The Greek supporters aren’t just loud, they also have a sense of humour. When play was briefly stopped while Troicki was bandaging up a cut on his leg, Tsitsipas stood at the baseline and hit some serves to stay warm. The fans chanted on every serve he hit.
Tsitsipas grew up idolising Baghdatis – along with Roger Federer – and remembers how the crowd reacted to the Cypriot back in 2006 when he made the final in Melbourne.
“I was prepared for that,” said Tsitsipas. “I would say it’s always a big help having a big group of people, knowing they are there for you. It’s definitely different from other tournaments. I wouldn’t say it’s pressure, you just feel like people care more.
“They’re very loud, they really want it more than me sometimes,” added the 20-year-old with a laugh.
Tsitsipas dines at Greek restaurants each night in Melbourne and says he likes ‘Stalactites’ – among others – which was a popular destination for Baghdatis in the past.
“I heard they named the souvlaki after Baghdatis’ name, that’s pretty cool,” he says.
Sakkari, who is into the Australian Open third round for the second time in three years, admits that Melbourne feels like home. She will face her good friend, and home favourite, Ash Barty in the next round which will witness a clash between the ‘Barty Army’ and the Greek fans.

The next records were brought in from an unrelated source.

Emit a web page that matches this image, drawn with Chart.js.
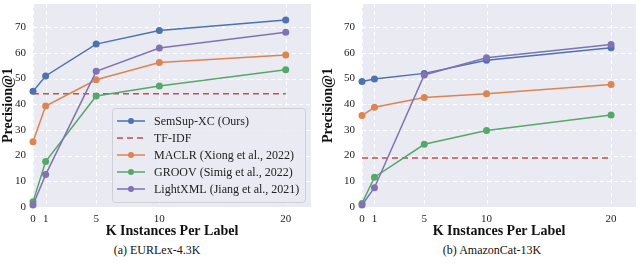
<!DOCTYPE html>
<html lang="en">
<head>
    <meta charset="UTF-8">
    <script src="https://cdn.jsdelivr.net/npm/chart.js@4.4.1/dist/chart.umd.min.js"></script>
    <title>Precision@1 vs K</title>
    <style>
        body { margin: 0; background: #fff; }
        #wrap { position: relative; width: 640px; height: 266px; overflow: hidden; }
        canvas { position: absolute; top: 0; }
        .cap { position: absolute; top: 243px; font: 12px "Liberation Serif", serif; color: #111; transform: translateX(-50%); white-space: nowrap; }
    </style>
</head>
<body>
<div id="wrap">
    <canvas id="left" width="320" height="240" style="left:0"></canvas>
    <canvas id="right" width="320" height="240" style="left:320px"></canvas>
    <div class="cap" style="left:157px">(a) EURLex-4.3K</div>
    <div class="cap" style="left:492px">(b) AmazonCat-13K</div>
</div>

<script>
    // data
    const kValues = [0, 1, 5, 10, 20];
    const xTicks = [0, 1, 5, 10, 20];
    const yTicks = [0, 10, 20, 30, 40, 50, 60, 70];
    const labels = ['SemSup-XC (Ours)', 'TF-IDF', 'MACLR (Xiong et al., 2022)', 'GROOV (Simig et al., 2022)', 'LightXML (Jiang et al., 2021)'];

    const eurSemSup = [45.0, 51.0, 63.4, 68.7, 72.8];
    const eurTfidf = 44.1;
    const eurMaclr = [25.4, 39.3, 49.5, 56.2, 59.2];
    const eurGroov = [2.0, 17.7, 43.2, 47.1, 53.4];
    const eurLight = [0.8, 12.6, 52.8, 61.9, 68.0];

    const amzSemSup = [48.8, 49.8, 52.0, 57.1, 62.0];
    const amzTfidf = 19.1;
    const amzMaclr = [35.6, 38.8, 42.6, 44.1, 47.7];
    const amzGroov = [1.4, 11.6, 24.4, 29.8, 35.8];
    const amzLight = [0.8, 7.5, 51.4, 58.1, 63.2];

    const colors = ['#4C72B0', '#C44E52', '#DD8452', '#55A868', '#8172B3'];
    const serif = '"Liberation Serif", "Times New Roman", serif';

    // grey plot background + white dashed grid lines
    const bgGrid = {
        id: 'bgGrid',
        beforeDatasetsDraw(chart) {
            const a = chart.chartArea;
            const ctx = chart.ctx;
            ctx.save();
            ctx.fillStyle = '#EAEAF2';
            ctx.fillRect(a.left, a.top, a.right - a.left, a.bottom - a.top);
            ctx.strokeStyle = '#ffffff';
            ctx.lineWidth = 1;
            ctx.setLineDash([4, 3]);
            chart.scales.x.ticks.forEach(t => {
                const x = Math.round(chart.scales.x.getPixelForValue(t.value)) + 0.5;
                ctx.beginPath(); ctx.moveTo(x, a.top); ctx.lineTo(x, a.bottom); ctx.stroke();
            });
            chart.scales.y.ticks.forEach(t => {
                const y = Math.round(chart.scales.y.getPixelForValue(t.value)) + 0.5;
                ctx.beginPath(); ctx.moveTo(a.left, y); ctx.lineTo(a.right, y); ctx.stroke();
            });
            ctx.restore();
        }
    };

    // legend drawn inside the plot, lower right (left panel only)
    const innerLegend = {
        id: 'innerLegend',
        afterDatasetsDraw(chart) {
            const ctx = chart.ctx;
            const x0 = 112, y0 = 108, w = 193, h = 94;
            ctx.save();
            ctx.fillStyle = 'rgba(234,234,242,0.85)';
            ctx.strokeStyle = '#cfcfd6';
            ctx.lineWidth = 1;
            ctx.beginPath();
            ctx.roundRect(x0 + 0.5, y0 + 0.5, w, h, 3);
            ctx.fill();
            ctx.stroke();
            ctx.font = '12px ' + serif;
            ctx.textBaseline = 'middle';
            chart.data.datasets.forEach((ds, i) => {
                const y = y0 + 13 + i * 17;
                ctx.strokeStyle = ds.borderColor;
                ctx.lineWidth = 1.5;
                ctx.setLineDash(ds.borderDash || []);
                ctx.beginPath();
                ctx.moveTo(x0 + 5, y);
                ctx.lineTo(x0 + 33, y);
                ctx.stroke();
                ctx.setLineDash([]);
                if (ds.pointRadius > 0) {
                    ctx.fillStyle = ds.borderColor;
                    ctx.beginPath();
                    ctx.arc(x0 + 19, y, 3, 0, Math.PI * 2);
                    ctx.fill();
                }
                ctx.fillStyle = '#222';
                ctx.fillText(ds.label, x0 + 42, y + 1);
            });
            ctx.restore();
        }
    };

    function pts(vals) {
        return kValues.map((k, i) => ({ x: k, y: vals[i] }));
    }

    function makeChart(id, series, tfidf, opts) {
        const lines = [series[0], null, series[1], series[2], series[3]];
        const datasets = labels.map((label, i) => {
            if (i === 1) {
                return {
                    label, data: [{ x: 0, y: tfidf }, { x: 20, y: tfidf }],
                    borderColor: colors[1], borderWidth: 1.5, borderDash: [6, 4],
                    pointRadius: 0, order: 4 - i, clip: false
                };
            }
            return {
                label, data: pts(lines[i]),
                borderColor: colors[i], backgroundColor: colors[i],
                pointBackgroundColor: colors[i], pointBorderWidth: 0,
                borderWidth: 1.5, pointRadius: 3.5, order: 4 - i, clip: false
            };
        });
        new Chart(document.getElementById(id), {
            type: 'line',
            data: { datasets },
            options: {
                responsive: false,
                animation: false,
                layout: { padding: { left: 0, right: opts.right, top: 0, bottom: 0 } },
                plugins: { legend: { display: false }, tooltip: { enabled: false } },
                scales: {
                    x: {
                        type: 'linear', min: 0, max: 22,
                        afterBuildTicks: s => { s.ticks = xTicks.map(v => ({ value: v })); },
                        afterFit: s => { s.height = 33; s.paddingLeft = 0; s.paddingRight = 0; },
                        border: { display: false },
                        grid: { display: false, drawTicks: false },
                        ticks: { padding: 6, color: '#222', font: { family: serif, size: 11 } },
                        title: { display: true, text: 'K Instances Per Label', color: '#111',
                                 padding: { top: 0, bottom: 0 },
                                 font: { family: serif, size: 14, weight: 'bold' } }
                    },
                    y: {
                        min: 0, max: 79,
                        afterBuildTicks: s => { s.ticks = yTicks.map(v => ({ value: v })); },
                        afterFit: s => { s.width = opts.yWidth; s.paddingTop = 0; s.paddingBottom = 0; },
                        border: { display: false },
                        grid: { display: false, drawTicks: false },
                        ticks: { padding: 7, color: '#222', font: { family: serif, size: 11 } },
                        title: { display: true, text: 'Precision@1', color: '#111',
                                 padding: { top: 0, bottom: opts.titlePad },
                                 font: { family: serif, size: 14, weight: 'bold' } }
                    }
                }
            },
            plugins: opts.legend ? [bgGrid, innerLegend] : [bgGrid]
        });
    }

    makeChart('left', [eurSemSup, eurMaclr, eurGroov, eurLight], eurTfidf,
              { right: 9, yWidth: 33, titlePad: 2, legend: true });
    makeChart('right', [amzSemSup, amzMaclr, amzGroov, amzLight], amzTfidf,
              { right: 0, yWidth: 42, titlePad: 6, legend: false });
</script>
</body>
</html>
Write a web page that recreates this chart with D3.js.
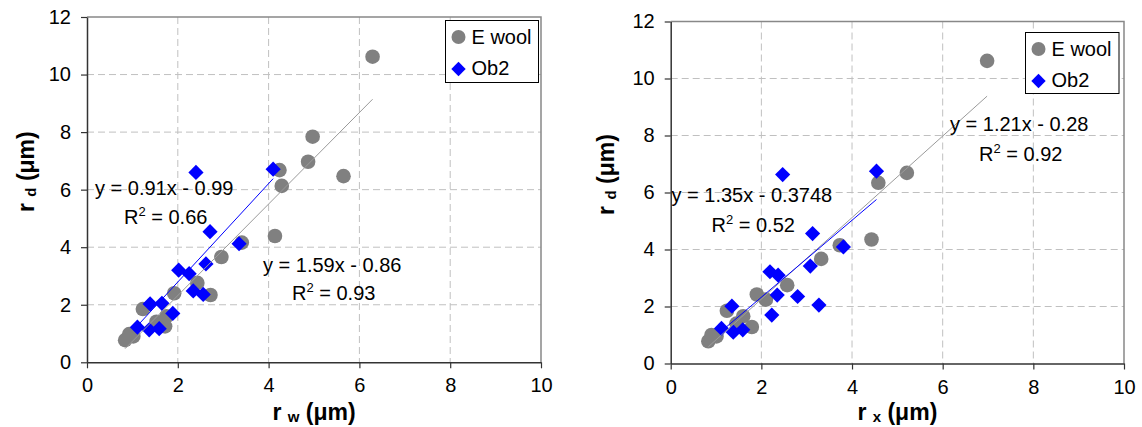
<!DOCTYPE html>
<html>
<head>
<meta charset="utf-8">
<script src="https://cdn.jsdelivr.net/npm/d3@7/dist/d3.min.js"></script>
<style>
  html, body { margin: 0; padding: 0; background: #fff; }
  svg { display: block; font-family: "Liberation Sans", Arial, sans-serif; }
</style>
</head>
<body>
<svg id="chart" width="1142" height="427"></svg>
<script>
// ---- data -------------------------------------------------------------
const xTicks = [0, 2, 4, 6, 8, 10];
const yTicks = [0, 2, 4, 6, 8, 10, 12];
const seriesNames = ["E wool", "Ob2"];

// r_w vs r_d
const ewoolW = [
  [6.29, 10.62], [4.97, 7.84], [4.87, 6.97], [5.65, 6.47], [4.24, 6.68],
  [4.29, 6.13], [4.14, 4.39], [3.41, 4.16], [2.96, 3.66], [2.43, 2.76],
  [2.72, 2.34], [1.92, 2.40], [1.23, 1.85], [1.75, 1.60], [1.72, 1.25],
  [1.53, 1.41], [0.93, 0.98], [0.84, 0.77], [1.02, 0.90]
];
const ob2W = [
  [2.40, 6.60], [4.10, 6.71], [2.71, 4.54], [3.35, 4.12], [2.62, 3.42],
  [2.02, 3.20], [2.25, 3.08], [2.34, 2.48], [2.56, 2.36], [1.89, 1.70],
  [1.39, 2.03], [1.65, 2.05], [1.11, 1.22], [1.37, 1.13], [1.59, 1.17]
];

// r_x vs r_d
const ewoolX = [
  [6.98, 10.62], [5.21, 6.69], [4.58, 6.34], [4.43, 4.35], [3.73, 4.15],
  [3.32, 3.67], [2.57, 2.75], [2.10, 2.24], [1.90, 2.42], [1.24, 1.85],
  [1.60, 1.66], [1.79, 1.28], [1.45, 1.40], [1.01, 0.95], [0.90, 1.00],
  [0.83, 0.78]
];
const ob2X = [
  [2.47, 6.63], [4.54, 6.75], [3.13, 4.56], [3.81, 4.09], [3.08, 3.42],
  [2.19, 3.22], [2.37, 3.10], [2.35, 2.40], [2.80, 2.35], [3.27, 2.05],
  [2.23, 1.70], [1.35, 2.01], [1.12, 1.23], [1.38, 1.10], [1.59, 1.18]
];

// trend lines [slope, intercept] for E wool, Ob2
const trendW = [[1.59, -0.86], [1.71, -0.63]];
const trendX = [[1.43, -0.60], [1.35, -0.3748]];

// trend line annotations
const eqW = [["y = 1.59x - 0.86", "0.93"], ["y = 0.91x - 0.99", "0.66"]];
const eqX = [["y = 1.21x - 0.28", "0.92"], ["y = 1.35x - 0.3748", "0.52"]];

// ---- drawing ----------------------------------------------------------
const svg = d3.select("#chart");
const GREY = "#808080", BLUE = "#0000ff";

function diamond(r) {
  return `M0,${-r}L${r},0L0,${r}L${-r},0Z`;
}

function drawPanel(p) {
  const x = d3.scaleLinear().domain([0, 10]).range([p.left, p.right]);
  const y = d3.scaleLinear().domain([0, 12]).range([p.bottom, p.top]);
  const g = svg.append("g");

  // dashed grid
  g.append("g").selectAll("line").data(xTicks.slice(1, -1)).join("line")
    .attr("x1", d => x(d)).attr("x2", d => x(d))
    .attr("y1", p.top).attr("y2", p.bottom)
    .attr("stroke", "#c0c0c0").attr("stroke-width", 1).attr("stroke-dasharray", "7,4");
  g.append("g").selectAll("line").data(yTicks.slice(1, -1)).join("line")
    .attr("x1", p.left).attr("x2", p.right)
    .attr("y1", d => y(d)).attr("y2", d => y(d))
    .attr("stroke", "#c0c0c0").attr("stroke-width", 1).attr("stroke-dasharray", "7,4");

  // frame (top / right)
  g.append("path")
    .attr("d", `M${p.left},${p.top}H${p.right}V${p.bottom}`)
    .attr("fill", "none").attr("stroke", "#888").attr("stroke-width", 1.5);

  // axes
  const ax = g.append("g").attr("transform", `translate(0,${p.bottom})`)
    .call(d3.axisBottom(x).tickValues(xTicks).tickSize(6).tickPadding(10).tickSizeOuter(0));
  const ay = g.append("g").attr("transform", `translate(${p.left},0)`)
    .call(d3.axisLeft(y).tickValues(yTicks).tickSize(6).tickPadding(10).tickSizeOuter(0));
  [ax, ay].forEach(a => {
    a.select(".domain").attr("stroke", "#333").attr("stroke-width", 1.5);
    a.selectAll(".tick line").attr("stroke", "#333").attr("stroke-width", 1.2);
    a.selectAll("text").attr("font-size", 20).attr("fill", "#000")
      .attr("font-family", "Liberation Sans, Arial, sans-serif");
  });

  // markers
  g.append("g").selectAll("circle").data(p.ewool).join("circle")
    .attr("cx", d => x(d[0])).attr("cy", d => y(d[1])).attr("r", 7.3)
    .attr("fill", GREY);
  g.append("g").selectAll("path").data(p.ob2).join("path")
    .attr("transform", d => `translate(${x(d[0])},${y(d[1])})`)
    .attr("d", diamond(7.6)).attr("fill", BLUE);

  // trend lines over the data range of each series
  [[p.ewool, "#9a9a9a"], [p.ob2, BLUE]].forEach(([pts, col], i) => {
    const [m, b] = p.trend[i];
    const ext = d3.extent(pts, d => d[0]);
    g.append("line")
      .attr("x1", x(ext[0])).attr("y1", y(m * ext[0] + b))
      .attr("x2", x(ext[1])).attr("y2", y(m * ext[1] + b))
      .attr("stroke", col).attr("stroke-width", 1);
  });

  // equations
  p.eq.forEach((e, i) => {
    const pos = p.eqPos[i];
    g.append("text").attr("x", pos[0]).attr("y", pos[1])
      .attr("font-size", 20).text(e[0]);
    const r2 = g.append("text").attr("x", pos[2]).attr("y", pos[3]).attr("font-size", 20);
    r2.append("tspan").text("R");
    r2.append("tspan").attr("font-size", 13).attr("dy", -8).text("2");
    r2.append("tspan").attr("dy", 8).text(" = " + e[1]);
  });

  // legend
  const L = p.legend;
  g.append("rect").attr("x", L[0]).attr("y", L[1]).attr("width", L[2]).attr("height", L[3])
    .attr("fill", "#fff").attr("stroke", "#000").attr("stroke-width", 1);
  g.append("circle").attr("cx", L[0] + 13).attr("cy", L[1] + 16.5).attr("r", 7).attr("fill", GREY);
  g.append("path").attr("transform", `translate(${L[0] + 13},${L[1] + 48.5})`)
    .attr("d", diamond(7.2)).attr("fill", BLUE);
  seriesNames.forEach((s, i) => {
    g.append("text").attr("x", L[0] + 26).attr("y", L[1] + 23.5 + i * 31)
      .attr("font-size", 20).text(s);
  });

  // axis titles
  const xt = g.append("text")
    .attr("x", (p.left + p.right) / 2).attr("y", 420)
    .attr("text-anchor", "middle").attr("font-weight", "bold").attr("font-size", 23);
  xt.append("tspan").text("r ");
  xt.append("tspan").attr("font-size", 15).attr("dy", 2).text(p.sub);
  xt.append("tspan").attr("dy", -2).text(" (μm)");

  const yt = g.append("text")
    .attr("transform", `translate(${p.ytx},${(p.top + p.bottom) / 2 - 18}) rotate(-90)`)
    .attr("text-anchor", "middle").attr("font-weight", "bold").attr("font-size", 23);
  yt.append("tspan").text("r ");
  yt.append("tspan").attr("font-size", 15).attr("dy", 2).text("d");
  yt.append("tspan").attr("dy", -2).text(" (μm)");
}

drawPanel({
  left: 87, right: 541, top: 17, bottom: 362.3,
  ewool: ewoolW, ob2: ob2W, trend: trendW, eq: eqW, sub: "w",
  eqPos: [[263, 272, 292, 300], [95, 194.5, 124, 224]],
  legend: [445.5, 20.5, 93, 62],
  ytx: 34
});

drawPanel({
  left: 670.7, right: 1124, top: 21.5, bottom: 363.5,
  ewool: ewoolX, ob2: ob2X, trend: trendX, eq: eqX, sub: "x",
  eqPos: [[950, 131, 979, 161], [671.5, 202, 711.5, 232]],
  legend: [1025.5, 32.5, 93.5, 61],
  ytx: 614
});
</script>
</body>
</html>
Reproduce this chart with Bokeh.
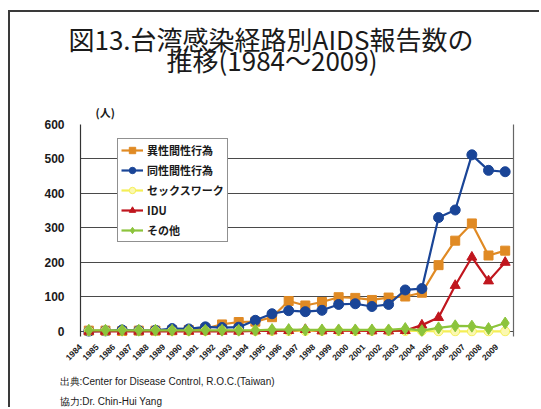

“I hope just a battle with songs and stuff, not like a fight,” laughs Sakkari. “We both have a lot of respect for each other’s game, personality and character, we really like each other. I’m really positive and really looking forward to that match.”
If a restaurant decided to name a Greek dish after Sakkari, does she have a preference?
“Pastitsio. It’s like moussaka but with pasta, that’s one of my favourite dishes back home,” the affable Spartan says with a smile.